What Does Not Change
I recently read Same as Ever. Great book, definitely recommend it. I’m not going to review the book here, but it did highlight focusing on things that do not change. So I’ve started thinking, “What will not change in my life?” With AI being the cranman of modern technology, what will not change even if AI changes everything else?
Incentivize What You Want
Having little kids makes this very apparent. Are we the simple product of stacks of incentives? No, on an individual level humans with character will go against a given incentive for what they believe is right. However, create a system so large and complex (see “Keep it simple” below) that no one person can understand it and you will quickly find that incentives often drive the system. Want to reduce turnover at your company? Treat your employees like adults, and pay them market rates for their work. Want your employees to innovate more or provide more value to the company? Don’t measure (and thereby incentivize) complicated processes or metrics that do not align with the companies goals. This ties into much of what James Clear discusses in Atomic Habits:
You do not rise to the level of your goals. You fall to the level of your systems.
Old Lasts
The older something is the more likely it is to stick around. This is called the Lindy Effect, and has some parallels to Chesterton’s Fence. I’ve done this more than I care to admit. It is rare to enter an environment in which you can fix all the problems by just rewriting/redesigning the entire system. Likely the same issues that created the currently broken system will also plague the new one. Working within the existing system to improve it little by little takes much more consistency, discipline, patience, and creativity.
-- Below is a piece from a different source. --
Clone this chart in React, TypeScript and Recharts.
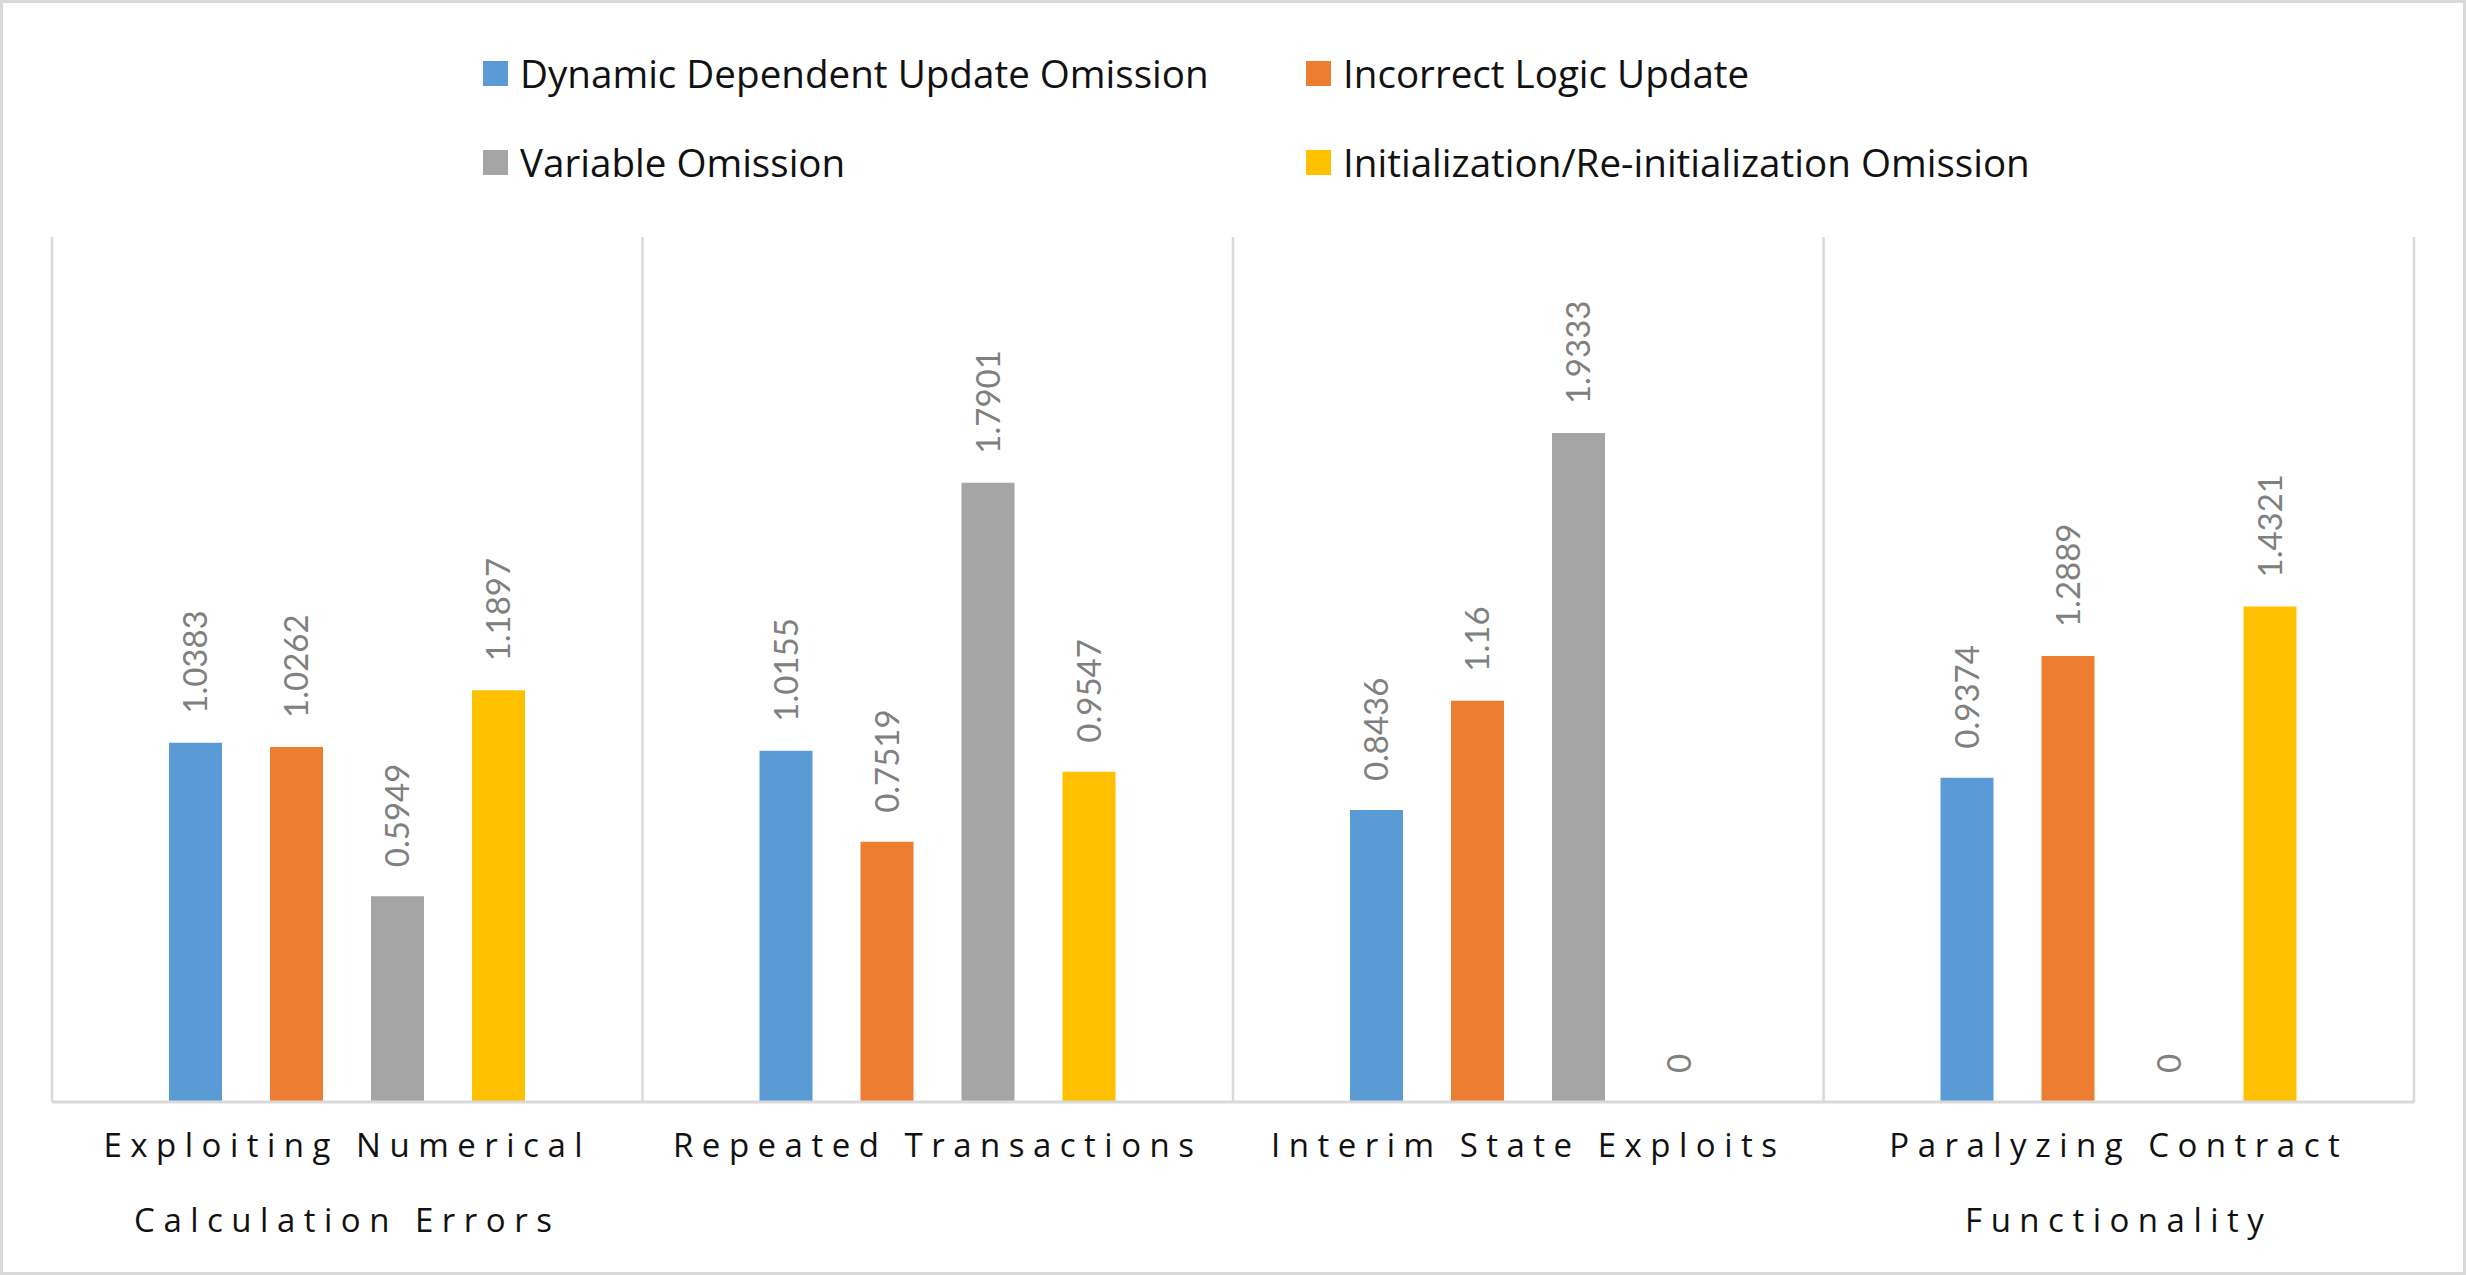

Enter an environment and say “why is x like this??”. Then without attempting to understand why x is like this, propose that “x should be like y”. I’ve started to learn the value of asking “why”. This follows a lot with the five whys framework, in which you can frequently get to the root cause of a thing by just asking “why” five times. My 3-year-old has already mastered this framework! It is a fundamental question to ask when attempting to better understand root causes.
I’ve started to find this principle show up in many areas of life. Skills that will never be “out of date”:
- Problem solving
- Deep Thinking/Work (see Deep Work by Cal Newport)
- Distilling complex topics into simple conversations
- Curiosity
Technologies that have lasted for a (relatively) long time:
- Vim
- TCP/IP
- Ethernet
- DNS
- SMTP
Keep It Simple
I’m sure there is a mathematical explanation as to why complexity makes things exponenentially harder to manage. Perhaps related to the fact that we can hold a maximum of seven things in our head at the same time, plus/minus two (Miller 1956). It then becomes very hard to reason about a system/problem if you cannot hold the entire state in your head. A few great examples of this are finances, technology (see, the Unix Philosophy), and health. There are no end to people who will tell you that complicated finances, technology, and health advice will make your life better. In rare cases they may be correct, but in most cases simple is better, not easy, but better. It’s simple to be consistent about getting physically fit and eating fewer calories than you burn, but it’s easy to buy a new supplement that will “fix all your problems”. It’s simple to consistently put money away for 30-40 years for retirement, but investing in every cryptocurrency, day trading, or real estate on Mars is easy.
Don’t Waste Time
Don’t waste time on reversible or inconsequential choices. If a decision is easily reversible or costs almost nothing to reverse then stop thinking about it. Just try it. As the difficulty in reversing a decision increases so does the time that should be spent on the decision. This seems to be a hard one for those in technical professions. When programming, which inevitably leads to debugging, a single character can waste hours of debugging. Therefore, we are much more careful and measured when it comes to decisions, which can lead to “paralysis by analysis”. I’ve yet to master this one, I still catch myself getting hung up on decisions that don’t matter. I tell my son frequently, “sometimes we don’t need more ideas, we just need to get it done”, otherwise we’ll never get anything done.
In an effort to “not waste time on reversible or inconsequential choices”, I’m going to push this post out now!